Ho iniziato il mio personalissimo “anno cinematografico” con American Life (o meglio, Away we go), il nuovo film di Sam Mandes, il regista diventato famoso per il suo esordio, il quasi omonimo American Beauty, pellicola che adoro e non mi stanco mai di rivedere (Kevin Spacey for president!).

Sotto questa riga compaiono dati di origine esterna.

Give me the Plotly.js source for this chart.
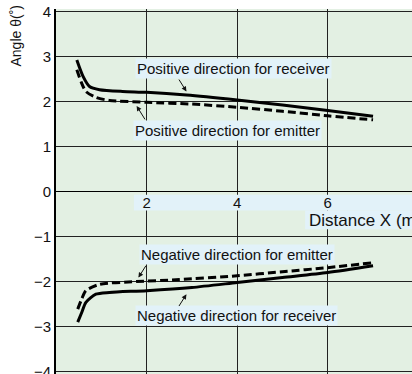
<!DOCTYPE html>
<html>
<head>
<meta charset="utf-8">
<script src="https://cdn.plot.ly/plotly-3.0.1.min.js"></script>
<style>html,body{margin:0;padding:0;overflow:hidden;background:#fff;}#chart{width:412px;height:374px;}</style>
</head>
<body>
<div id="chart"></div>
<script>
// Data
const posRecvX = [0.46, 0.6, 0.74, 0.96, 1.47, 2.0, 2.88, 4.0, 5.0, 6.0, 7.0];
const posRecvY = [2.92, 2.55, 2.33, 2.26, 2.22, 2.2, 2.14, 2.03, 1.92, 1.80, 1.67];
const posEmitX = [0.46, 0.56, 0.66, 0.88, 1.18, 2.0, 3.0, 4.0, 5.0, 6.0, 7.0];
const posEmitY = [2.7, 2.42, 2.22, 2.09, 2.02, 1.98, 1.94, 1.87, 1.78, 1.68, 1.59];
const negRecvX = [0.48, 0.57, 0.66, 0.88, 1.18, 2.0, 3.0, 4.0, 5.0, 6.0, 7.0];
const negRecvY = [-2.9, -2.68, -2.46, -2.28, -2.24, -2.2, -2.13, -2.02, -1.91, -1.80, -1.65];
const negEmitX = [0.48, 0.57, 0.66, 0.96, 1.77, 2.65, 4.0, 5.0, 6.0, 7.0];
const negEmitY = [-2.61, -2.38, -2.2, -2.06, -2.0, -1.96, -1.87, -1.78, -1.69, -1.58];

const xTickVals = [2, 4, 6, 8];
const xTickText = ['2', '4', '6', '8'];
const yTickVals = [-4, -3, -2, -1, 0, 1, 2, 3, 4];
const yTickText = ['\u22124', '\u22123', '\u22122', '\u22121', '0', '1', '2', '3', '4'];

const labelText = ['Positive direction for receiver', 'Positive direction for emitter',
                   'Negative direction for emitter', 'Negative direction for receiver'];
const labelX = [3.91, 3.79, 3.99, 3.99];
const labelY = [2.74, 1.35, -1.39, -2.76];
const arrowTipX = [2.88, 1.78, 1.82, 2.88];
const arrowTipY = [2.22, 1.9, -1.91, -2.28];
const arrowAx = [-8.4, 9.3, 8.4, -8.4];
const arrowAy = [-13.4, 15, -13.3, 13.3];

const xTitle = 'Distance X (m)';
const yTitle = 'Angle \u03b8(\u02da)';

const FONT = 'Liberation Sans, Arial, sans-serif';
const solid = {color: '#000', width: 3, shape: 'spline', smoothing: 0.7};
const dashed = {color: '#000', width: 3, dash: '8px,4px', shape: 'spline', smoothing: 0.7};

const traces = [
  {x: posRecvX, y: posRecvY, mode: 'lines', line: solid, name: labelText[0]},
  {x: posEmitX, y: posEmitY, mode: 'lines', line: dashed, name: labelText[1]},
  {x: negEmitX, y: negEmitY, mode: 'lines', line: dashed, name: labelText[2]},
  {x: negRecvX, y: negRecvY, mode: 'lines', line: solid, name: labelText[3]}
];

const annotations = [];
labelText.forEach((t, i) => {
  annotations.push({x: labelX[i], y: labelY[i], xref: 'x', yref: 'y', text: t, showarrow: false,
    bgcolor: '#e2f2f9', borderpad: 1, font: {family: FONT, size: 15, color: '#111'}});
  annotations.push({x: arrowTipX[i], y: arrowTipY[i], xref: 'x', yref: 'y', text: '', showarrow: true,
    ax: arrowAx[i], ay: arrowAy[i], arrowhead: 2, arrowsize: 1, arrowwidth: 1, arrowcolor: '#111', standoff: 0});
});
annotations.push({x: 5.55, y: -0.64, xref: 'x', yref: 'y', xanchor: 'left', yanchor: 'middle', text: xTitle, showarrow: false,
  font: {family: FONT, size: 17, color: '#111'}});
annotations.push({x: -0.112, y: 0.925, xref: 'paper', yref: 'paper', xanchor: 'center', yanchor: 'middle',
  text: yTitle, textangle: -90, showarrow: false, font: {family: FONT, size: 14, color: '#111'}});

const layout = {
  width: 412, height: 374,
  margin: {l: 56, r: 0, t: 9, b: 0, pad: 0},
  paper_bgcolor: '#ffffff',
  plot_bgcolor: '#e3f0e3',
  showlegend: false,
  font: {family: FONT, size: 15, color: '#111'},
  xaxis: {
    range: [0, 7.86], tickvals: xTickVals, ticktext: xTickText,
    anchor: 'free', position: 0.5, showline: false, ticks: '',
    showgrid: true, gridcolor: '#222', gridwidth: 1,
    zeroline: false, tickfont: {family: FONT, size: 15, color: '#111'}
  },
  yaxis: {
    range: [-4.05, 4.05], tickvals: yTickVals, ticktext: yTickText,
    showline: true, linecolor: '#000', linewidth: 2, ticks: '',
    ticklabeloverflow: 'allow',
    showgrid: true, gridcolor: '#222', gridwidth: 1,
    zeroline: true, zerolinecolor: '#000', zerolinewidth: 1.5,
    tickfont: {family: FONT, size: 15, color: '#111'}
  },
  shapes: [
    {type: 'rect', xref: 'x', yref: 'y', x0: 1.72, x1: 8.5, y0: -0.07, y1: -0.42,
     fillcolor: '#e2f2f9', line: {width: 0}, layer: 'between'},
    {type: 'rect', xref: 'x', yref: 'y', x0: 5.5, x1: 8.5, y0: -0.42, y1: -0.84,
     fillcolor: '#e2f2f9', line: {width: 0}, layer: 'between'}
  ],
  annotations: annotations
};

Plotly.newPlot('chart', traces, layout, {staticPlot: true, displayModeBar: false});
</script>
</body>
</html>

La storia raccontata è quella di Burt e Verona, due ragazzi sulla trentina che si trovano ad affrontare, da soli, la nascita del loro primo figlio. Raccolte le poche cose che posseggono, intraprendono un viaggio attraverso l’America – con visita anche in Canada – alla ricerca di un tetto ma anche del modello di nucleo famigliare al quale fare riferimento. Nonostante le aspettative però, il percorso si trasforma quasi subito in una serie di disavventure che sconfortano i ragazzi e che minano le loro (poche) certezze: ogni nuovo incontro per Burt e Verona anzichè rassicurarli sembra rendere di volta in volta più irreale la loro idealizzata versione di famiglia e di rapporto genitori figli. Appena arrivati ed è già tempo di ripartire senza mai perdere però la fiducia nel legame straordinario che lega i due protagonisti.
Un film delicato, capace con la sua semplicità di commuovere (un po’ alla Juno tanto per fare un paragone), la storia di due ragazzi che, armati di sogni e buone intenzioni, viaggiano alla ricerca di prove concrete circa il loro progetto di famiglia. Il momento più tenero è, a mio modo di vedere, quando i due, nel giardino del fratello di lui, su uno di quei tappeti elastici che i bambini utilizzano per divertirsi saltando, recitano una serie di promesse, una sorta di “matrimio” ateo, una cerimonia intima che sancisce una volta di più il loro essere coppia. Regia, musiche e fotografia buone, sceneggiatura mai banale, American life è uno di quei film senza alcuna particolare pretesa che riesce a strappare un sorriso e una lacrima insieme. Consigliato per ritrovare il buon umore.